- **Objective**:
Exactly the lines from the line containing "Output the Python" through the line containing "from matplotlib.ticker import NullFormatter" are to be echoed, with both included and pictures left out.

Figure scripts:
-=-=-=-=-

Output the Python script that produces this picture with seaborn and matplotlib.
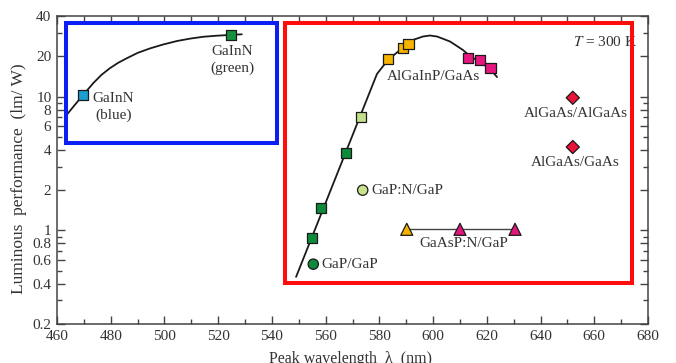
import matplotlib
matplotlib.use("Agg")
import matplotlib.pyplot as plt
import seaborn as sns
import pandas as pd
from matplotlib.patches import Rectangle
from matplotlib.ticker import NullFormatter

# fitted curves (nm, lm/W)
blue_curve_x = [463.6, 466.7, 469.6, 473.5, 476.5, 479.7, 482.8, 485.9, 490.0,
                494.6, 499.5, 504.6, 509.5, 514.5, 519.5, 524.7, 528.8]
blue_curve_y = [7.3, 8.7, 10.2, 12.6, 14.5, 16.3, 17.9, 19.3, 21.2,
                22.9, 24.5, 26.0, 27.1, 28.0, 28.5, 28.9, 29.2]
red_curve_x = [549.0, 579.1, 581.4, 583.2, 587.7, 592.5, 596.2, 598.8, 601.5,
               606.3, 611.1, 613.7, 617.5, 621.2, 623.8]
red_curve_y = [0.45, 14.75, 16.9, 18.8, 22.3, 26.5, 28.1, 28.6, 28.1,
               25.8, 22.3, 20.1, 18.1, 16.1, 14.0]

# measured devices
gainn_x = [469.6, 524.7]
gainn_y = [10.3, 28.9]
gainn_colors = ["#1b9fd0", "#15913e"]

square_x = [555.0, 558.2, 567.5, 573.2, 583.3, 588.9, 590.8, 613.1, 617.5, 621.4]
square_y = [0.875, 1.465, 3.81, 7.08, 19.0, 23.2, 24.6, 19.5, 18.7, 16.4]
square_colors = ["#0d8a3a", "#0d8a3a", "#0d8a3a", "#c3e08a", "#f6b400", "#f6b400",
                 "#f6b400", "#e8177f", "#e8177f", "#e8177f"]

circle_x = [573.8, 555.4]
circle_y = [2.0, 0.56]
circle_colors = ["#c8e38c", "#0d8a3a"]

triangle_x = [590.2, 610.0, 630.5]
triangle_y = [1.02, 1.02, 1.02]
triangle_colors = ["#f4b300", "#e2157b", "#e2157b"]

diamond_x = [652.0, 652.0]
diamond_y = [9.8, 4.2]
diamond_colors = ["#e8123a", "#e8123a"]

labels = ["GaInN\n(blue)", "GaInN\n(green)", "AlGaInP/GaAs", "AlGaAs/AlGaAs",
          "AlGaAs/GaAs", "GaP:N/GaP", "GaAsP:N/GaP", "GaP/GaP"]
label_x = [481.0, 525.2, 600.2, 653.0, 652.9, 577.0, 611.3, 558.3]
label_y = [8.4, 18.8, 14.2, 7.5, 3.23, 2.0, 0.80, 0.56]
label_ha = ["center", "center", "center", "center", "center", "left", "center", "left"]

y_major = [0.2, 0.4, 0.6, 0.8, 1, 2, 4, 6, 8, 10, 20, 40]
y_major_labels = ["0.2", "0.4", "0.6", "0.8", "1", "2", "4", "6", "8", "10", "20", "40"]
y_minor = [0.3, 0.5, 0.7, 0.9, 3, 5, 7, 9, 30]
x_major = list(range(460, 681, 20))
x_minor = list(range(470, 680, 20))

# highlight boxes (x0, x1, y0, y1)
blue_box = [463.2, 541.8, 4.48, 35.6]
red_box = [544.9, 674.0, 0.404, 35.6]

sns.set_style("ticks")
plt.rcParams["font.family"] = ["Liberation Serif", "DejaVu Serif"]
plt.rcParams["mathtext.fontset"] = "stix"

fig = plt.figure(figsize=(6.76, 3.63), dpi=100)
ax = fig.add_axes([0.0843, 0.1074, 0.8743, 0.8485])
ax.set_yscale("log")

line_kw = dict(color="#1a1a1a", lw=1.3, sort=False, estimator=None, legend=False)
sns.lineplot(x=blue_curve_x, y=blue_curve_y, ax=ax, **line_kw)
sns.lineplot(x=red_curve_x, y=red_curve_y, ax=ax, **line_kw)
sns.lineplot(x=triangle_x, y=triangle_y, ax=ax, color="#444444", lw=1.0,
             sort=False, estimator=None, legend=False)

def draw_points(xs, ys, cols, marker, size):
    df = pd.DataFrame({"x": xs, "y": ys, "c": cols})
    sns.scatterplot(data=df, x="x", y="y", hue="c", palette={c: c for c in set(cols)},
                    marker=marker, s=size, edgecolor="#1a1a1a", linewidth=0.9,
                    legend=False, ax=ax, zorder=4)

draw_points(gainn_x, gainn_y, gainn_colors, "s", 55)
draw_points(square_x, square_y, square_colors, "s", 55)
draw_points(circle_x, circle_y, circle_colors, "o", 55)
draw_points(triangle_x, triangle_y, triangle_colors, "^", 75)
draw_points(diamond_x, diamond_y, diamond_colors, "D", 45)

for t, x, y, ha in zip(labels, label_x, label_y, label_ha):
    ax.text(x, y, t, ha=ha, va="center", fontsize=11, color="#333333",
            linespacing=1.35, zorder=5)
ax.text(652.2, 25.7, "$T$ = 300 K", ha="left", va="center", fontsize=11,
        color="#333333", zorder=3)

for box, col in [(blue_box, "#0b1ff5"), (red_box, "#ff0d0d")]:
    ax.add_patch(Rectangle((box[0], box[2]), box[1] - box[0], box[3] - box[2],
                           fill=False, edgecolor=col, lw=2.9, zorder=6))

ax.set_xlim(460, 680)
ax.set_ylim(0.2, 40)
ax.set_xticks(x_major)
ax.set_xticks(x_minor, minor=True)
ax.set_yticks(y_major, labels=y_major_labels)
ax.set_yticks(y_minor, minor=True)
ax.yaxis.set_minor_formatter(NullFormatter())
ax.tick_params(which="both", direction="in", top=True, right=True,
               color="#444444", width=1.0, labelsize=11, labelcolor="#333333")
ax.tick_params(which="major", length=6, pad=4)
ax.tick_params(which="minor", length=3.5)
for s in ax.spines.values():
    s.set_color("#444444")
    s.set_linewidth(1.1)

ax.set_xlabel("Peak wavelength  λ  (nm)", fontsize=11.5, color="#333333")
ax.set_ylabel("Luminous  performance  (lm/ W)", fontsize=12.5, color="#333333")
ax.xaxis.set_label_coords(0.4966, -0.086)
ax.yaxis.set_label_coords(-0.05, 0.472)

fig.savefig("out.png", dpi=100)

-=-=-=-=-

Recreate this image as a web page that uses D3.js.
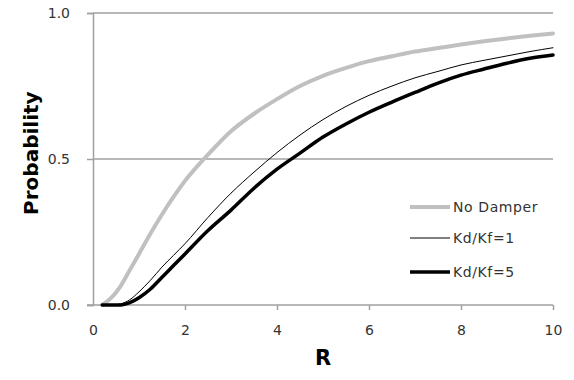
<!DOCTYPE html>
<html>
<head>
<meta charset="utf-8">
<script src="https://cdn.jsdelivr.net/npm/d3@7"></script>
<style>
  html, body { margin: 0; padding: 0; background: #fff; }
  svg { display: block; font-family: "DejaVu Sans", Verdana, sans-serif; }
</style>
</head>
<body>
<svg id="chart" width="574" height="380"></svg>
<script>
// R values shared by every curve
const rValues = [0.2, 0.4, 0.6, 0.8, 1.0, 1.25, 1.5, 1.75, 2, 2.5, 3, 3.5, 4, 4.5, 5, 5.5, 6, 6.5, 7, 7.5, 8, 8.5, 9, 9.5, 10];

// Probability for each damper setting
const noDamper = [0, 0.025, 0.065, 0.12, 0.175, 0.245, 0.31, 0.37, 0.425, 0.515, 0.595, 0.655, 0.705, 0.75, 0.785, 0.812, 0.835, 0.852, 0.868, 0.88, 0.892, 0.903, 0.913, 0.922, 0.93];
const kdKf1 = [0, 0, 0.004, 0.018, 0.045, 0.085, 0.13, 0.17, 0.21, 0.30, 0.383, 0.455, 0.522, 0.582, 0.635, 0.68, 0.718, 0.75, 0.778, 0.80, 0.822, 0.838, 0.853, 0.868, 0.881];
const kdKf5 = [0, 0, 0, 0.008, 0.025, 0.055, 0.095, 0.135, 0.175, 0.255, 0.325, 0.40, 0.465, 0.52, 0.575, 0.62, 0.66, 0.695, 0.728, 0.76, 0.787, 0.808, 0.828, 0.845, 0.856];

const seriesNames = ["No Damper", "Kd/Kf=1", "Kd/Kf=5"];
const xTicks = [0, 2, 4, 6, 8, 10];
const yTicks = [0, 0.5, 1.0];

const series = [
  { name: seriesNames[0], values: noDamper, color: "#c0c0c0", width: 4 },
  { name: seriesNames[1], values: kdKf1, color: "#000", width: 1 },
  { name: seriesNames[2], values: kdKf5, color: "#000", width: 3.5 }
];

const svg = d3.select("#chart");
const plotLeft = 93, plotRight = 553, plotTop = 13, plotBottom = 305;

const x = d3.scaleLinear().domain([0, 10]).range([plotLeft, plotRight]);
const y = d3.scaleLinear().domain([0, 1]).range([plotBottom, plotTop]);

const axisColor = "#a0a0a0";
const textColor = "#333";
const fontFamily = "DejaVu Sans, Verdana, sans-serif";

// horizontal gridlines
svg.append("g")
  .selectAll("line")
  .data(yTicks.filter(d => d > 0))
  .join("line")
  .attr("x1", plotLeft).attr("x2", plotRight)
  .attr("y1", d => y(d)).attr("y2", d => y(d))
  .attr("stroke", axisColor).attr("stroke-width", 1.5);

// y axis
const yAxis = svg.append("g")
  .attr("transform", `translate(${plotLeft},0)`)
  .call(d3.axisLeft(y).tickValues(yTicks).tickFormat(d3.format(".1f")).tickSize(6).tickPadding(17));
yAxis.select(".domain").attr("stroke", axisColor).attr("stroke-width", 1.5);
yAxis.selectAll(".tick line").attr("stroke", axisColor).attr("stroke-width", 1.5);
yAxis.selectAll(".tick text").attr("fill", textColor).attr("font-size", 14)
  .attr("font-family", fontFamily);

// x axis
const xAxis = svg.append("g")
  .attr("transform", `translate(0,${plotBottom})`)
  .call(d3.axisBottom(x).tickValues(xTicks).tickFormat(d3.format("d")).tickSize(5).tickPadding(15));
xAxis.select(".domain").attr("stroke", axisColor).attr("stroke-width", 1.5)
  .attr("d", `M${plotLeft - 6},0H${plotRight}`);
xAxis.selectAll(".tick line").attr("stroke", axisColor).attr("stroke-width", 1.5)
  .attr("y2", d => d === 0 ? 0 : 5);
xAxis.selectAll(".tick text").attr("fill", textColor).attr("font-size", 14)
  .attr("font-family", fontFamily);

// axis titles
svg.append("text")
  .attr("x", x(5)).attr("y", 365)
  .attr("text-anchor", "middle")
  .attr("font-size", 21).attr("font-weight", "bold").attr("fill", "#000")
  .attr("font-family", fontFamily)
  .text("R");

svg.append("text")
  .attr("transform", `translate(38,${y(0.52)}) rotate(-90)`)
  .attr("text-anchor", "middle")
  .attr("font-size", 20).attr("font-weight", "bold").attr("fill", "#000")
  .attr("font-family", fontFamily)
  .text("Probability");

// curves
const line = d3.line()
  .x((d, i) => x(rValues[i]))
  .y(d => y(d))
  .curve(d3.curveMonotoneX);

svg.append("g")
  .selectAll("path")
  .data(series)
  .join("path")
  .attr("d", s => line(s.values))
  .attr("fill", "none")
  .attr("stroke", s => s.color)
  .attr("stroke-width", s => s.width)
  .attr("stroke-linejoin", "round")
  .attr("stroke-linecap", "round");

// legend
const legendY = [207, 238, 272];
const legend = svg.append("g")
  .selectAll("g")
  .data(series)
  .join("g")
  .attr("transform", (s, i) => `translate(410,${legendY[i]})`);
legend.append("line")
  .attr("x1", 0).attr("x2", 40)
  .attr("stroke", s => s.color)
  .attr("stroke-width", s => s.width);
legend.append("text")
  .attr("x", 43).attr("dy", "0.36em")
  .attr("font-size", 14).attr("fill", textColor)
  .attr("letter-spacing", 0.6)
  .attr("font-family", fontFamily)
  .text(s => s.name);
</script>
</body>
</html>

-=-=-=-=-

- **Exercise answer**:
Output the Python script that produces this picture with seaborn and matplotlib.
import matplotlib
matplotlib.use("Agg")
import matplotlib.pyplot as plt
import seaborn as sns
import pandas as pd
from matplotlib.patches import Rectangle
from matplotlib.ticker import NullFormatter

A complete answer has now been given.